Monday, September 05, 2005

The Soaking Surge Versus The Splintering Surge: What Will Be Learned?

Glenn links to a post today from Brendan Loy:
It is true, as some have pointed out in comments, that Katrina was not "likely" to hit New Orleans as of Saturday morning, or even Sunday morning for that matter. New Orleans was the hurricane's most likely target -- it remained in the crosshairs of the official forecast track all weekend -- but in terms of statistical strike probabilities, even the most likely target at 24-48 hours out still has a less-than-50% chance of getting hit, thanks to the uncertainties inherent in hurricane forecasting. However, given the technology that we currently have, you simply could not have a greater threat to a specific location, 48 hours before landfall, than the threat that New Orleans faced on Saturday morning. It was, as I said, a "high-confidence forecast," and one with enormously catastrophic potential. Thus, if an evacuation was not appropriate then, then it follows that an evacuation must never be appropriate at 48 hours. And that can't be, because really, 48 hours is already too late; studies have long shown that it would take 72 hours to completely empty the city of New Orleans. So unless the city's hurricane strategy was to throw up its hands and say, "there's nothing we can do," a mandatory evacuation -- school buses and all -- was most certainly called for on Saturday morning. As I wrote on Saturday afternoon, "If you knew there was a 10 percent chance terrorists were going to set off a nuclear bomb in your city on Monday, would you stick around, or would you evacuate? That's essentially equivalent to what you're dealing with here. I sure as hell would leave."

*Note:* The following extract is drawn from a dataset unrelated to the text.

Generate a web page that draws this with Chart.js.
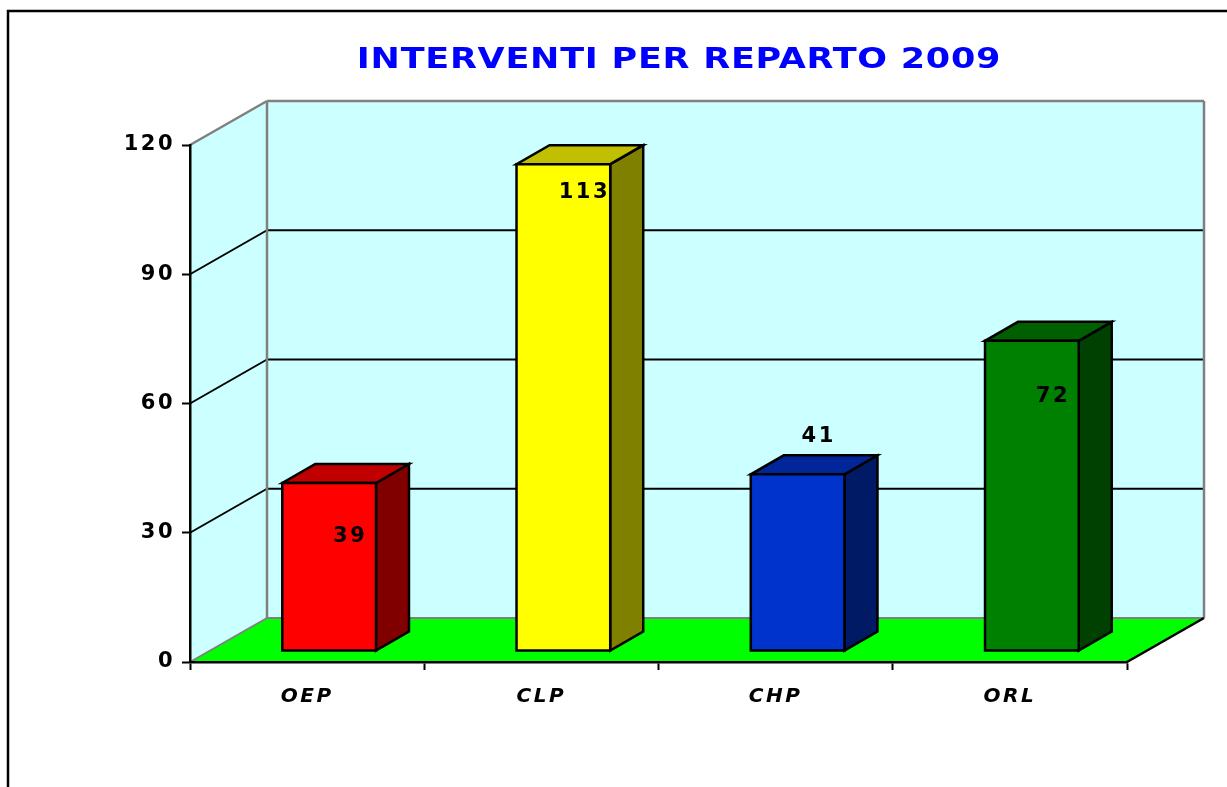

Finally, one last point. As horrible as the catastrophe has been, please realize that it actually could have been far worse. What occurred was not the long-feared "worst-case scenario," which involved not a levee breach equalizing the water level in Lake Ponchartrain and "Lake New Orleans," but rather a storm surge over-topping the levees and causing the water level in "Lake New Orleans," hemmed in by the still-intact levees, to rise substantially higher than the water level in the lake. If the storm had wobbled a meteorologically insignificant 20 or 30 miles to the west, and/or had not weakened from a Category 5 to a Category 4 at the last minute, that scenario would have occurred, and instead of a slowly developing 10-20 foot flood, New Orleans would have suffered a rapidly developing 30-40 foot flood. (Jackson Square would have been underwater, whereas in the real-world scenario it remained high and dry.) The whole thing would have happened Monday morning, and at the same time as the city was rapidly and massively flooding, the devastating winds that demolished the Mississippi coastline would have been tearing New Orleans apart instead. All of those attics where people took shelter would have been either submerged or shattered to bits. The French Quarter would have been swamped, instead of mostly surviving the flood. Second-floor generators in hospitals might well have drowned. Bottom line, there would be a lot fewer refugees and a lot more corpses.
I alluded to this worst case in my "Intent on Burying Drowning the Lede Leader" post. I also pointed out that even IF the Cat 5 flood walls HAD ALREADY BEEN BUILT they would not have stopped the current form of the disaster (the "soaking surge scenario") -- even though what we are seeing now is not actually the worst case that could have happened NOW given that there are no Cat 5 walls yet (the "splintering surge scenario").

As my modified graphic from the May 2005 Popular Science points out, the location of the levee breaks (indicated by the red rectangle added by me) was NOT where the Cat 5 levees were projected to be built (the red line separating NOLA from the Gulf to the right):

(Note that this graphic is not available in the on-line article at PopSci -- only in the print version)

So the the only way to avoid what just happened would have been to have spent the (probably) billions of dollars it would have taken to upgrade EVERY LEVEE IN THE NOLA AREA to Cat 5 levels!

And even then -- and assuming perfect engineering and flawless levee construction virtually throughout -- if the hurricane had shifted 20 miles to the west NOLA would be a lot less flooded but still be looking nearly as splintered as Mississippi looks like right now and likely with a still awful loss of life.

As Brendan highlights -- and I pointed out in my post -- the only way to avoid serious loss of life was to get everyone out of there in the first place.

Including the use of these now useless buses:


The "hurricane sensationalism" of the media and its creation of a Chicken Little mindset dulling the urgency of evacuation needs as much examination as what could have been done to physically protect NOLA.